75 Years Later: Community Gathers to Remember Hartford Circus Fire

On this day in 1944, thousands of people came to Hartford for the event of the summer: The Ringling Brothers Barnum and Bailey Circus.

But what happened at the circus led to one of the darkest days in the city’s history.

NBC Connecticut

168 people died in a fire at the circus. Saturday, July 6, 75-years later, the victims were remembered.

The Hartford Fire Department hosted the 75th anniversary remembrance ceremony at the memorial for the lives lost off of Barbour Street.

The center of the memorial is right where the center ring was and the trees mark the perimeter of the big top.

Much like this afternoon, July 6, 1944 was picture perfect in Hartford.

“The sky was blue. The sun was where it’s supposed to be,” survivor Nancy Spada, who lived in Hartford at the time, said. She was 10-years-old. “Everything was absolutely in technicolor and then the fire started. Everything turned black.”

A beautiful day at the circus turned to terror.

“The ashes. The people running around. They all looked, I hate to say it gray. Children crying. It was so sad,” Spada said, who vividly remembers how nervous she was waiting for her father to return from running back in to the fire to help. “I waited and waited and waited and he finally came back and it was like I told somebody like John Wayne coming up over a hull, my hero.”

Community members admired the first engine to respond to the fire while reflecting on safety changes made throughout our country sparked because of the tragedy.

“Code enforcement from places of public servant perspective, totally different today than it was back then. That’s probably the biggest outcome that came out of one of the worst fires in American history,” Hartford Fire Chief Reginald Freeman said.

The fire changed lives in our community then and now.

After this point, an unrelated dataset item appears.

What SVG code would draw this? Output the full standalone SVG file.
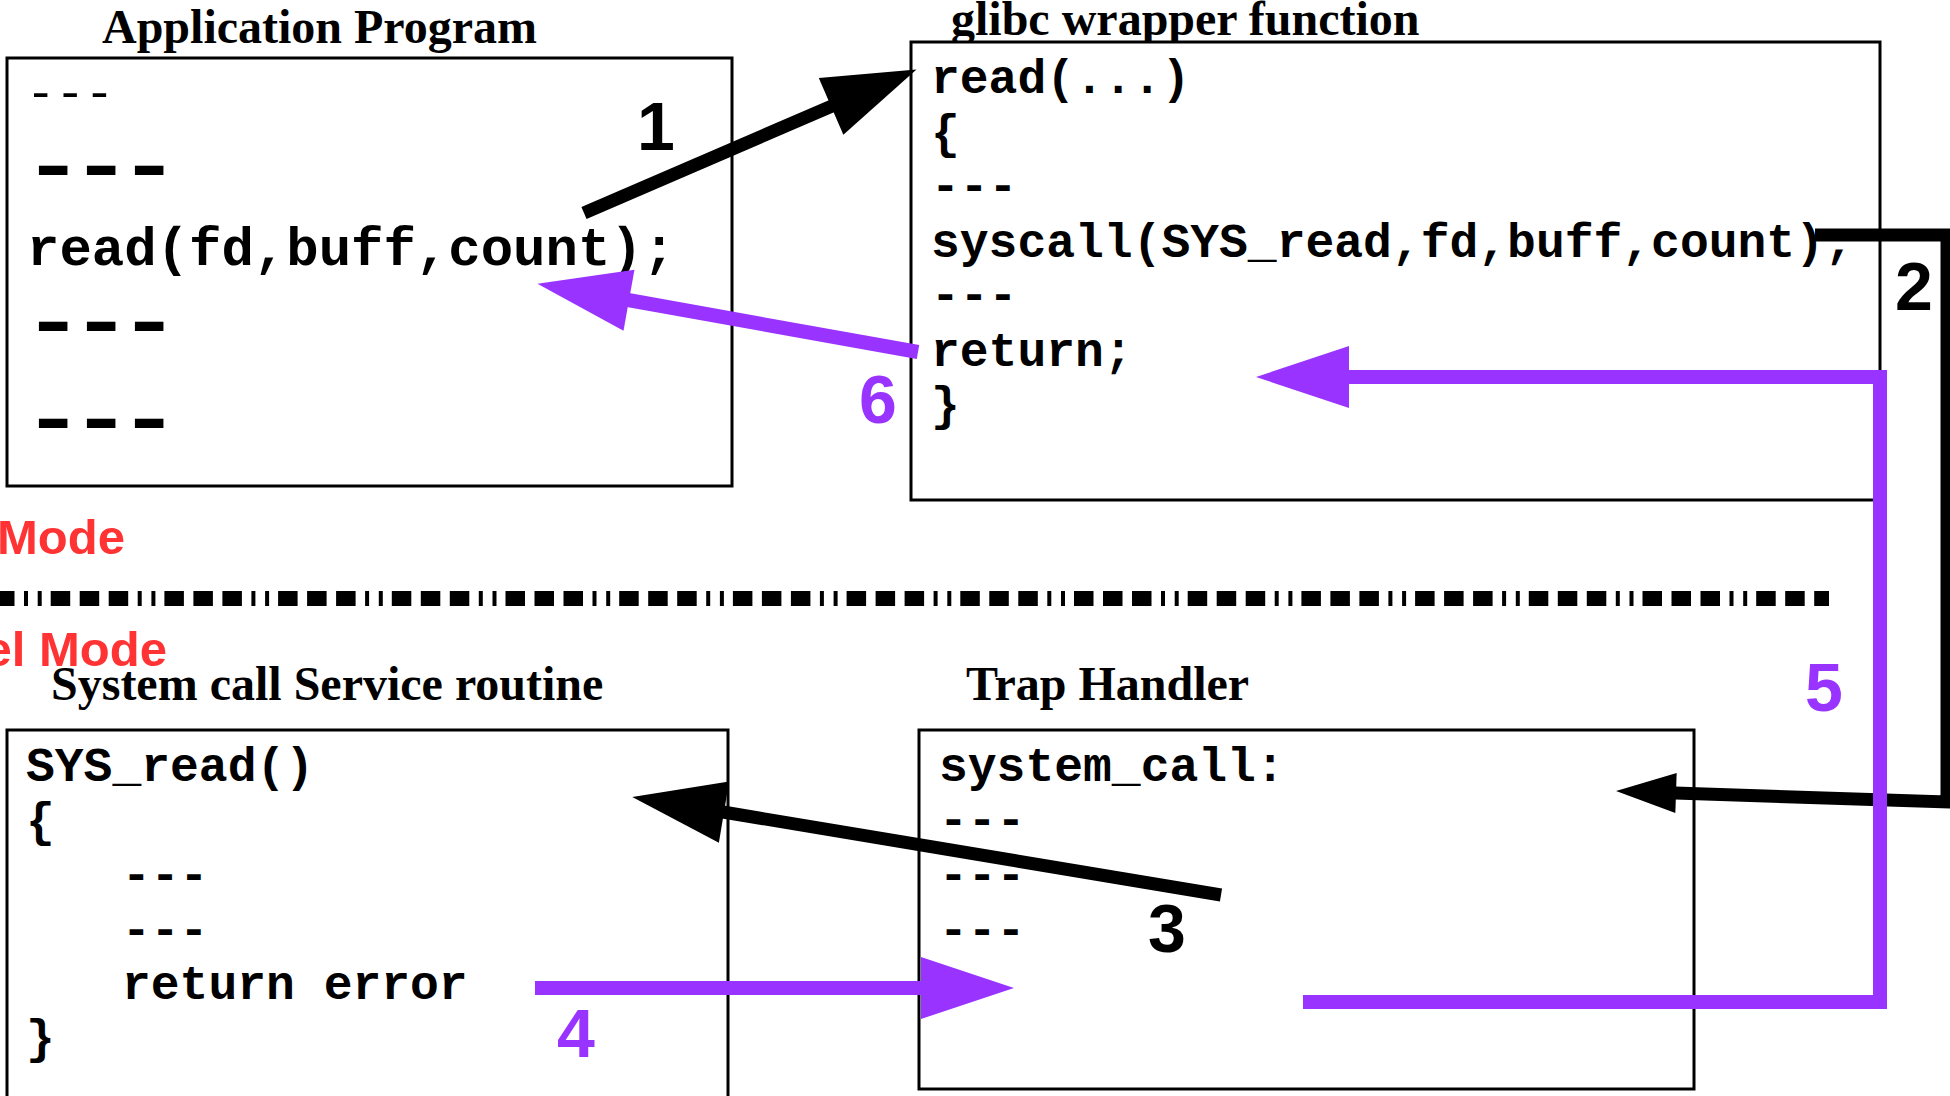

“On my birthday I think about it more than any other time, who survived and who didn’t and I’m a survivor,” explained Frank Strano, who was celebrating his third birthday at the circus. He remembers, “Lions and Roger cages, eye level and as were walking by and my mother has my wrist so tight dragging me.”

78 years old today, Strano remembers those who didn’t survive.

“I put my rose on a three-year-old, that’s how old I was when I came here.”

Strano said his family never spoke of that difficult day.

To that same point, he and Spada have known each other for a long time, but only recently found out they were both survivors.

They’re grateful the community came together to remember the tragedy.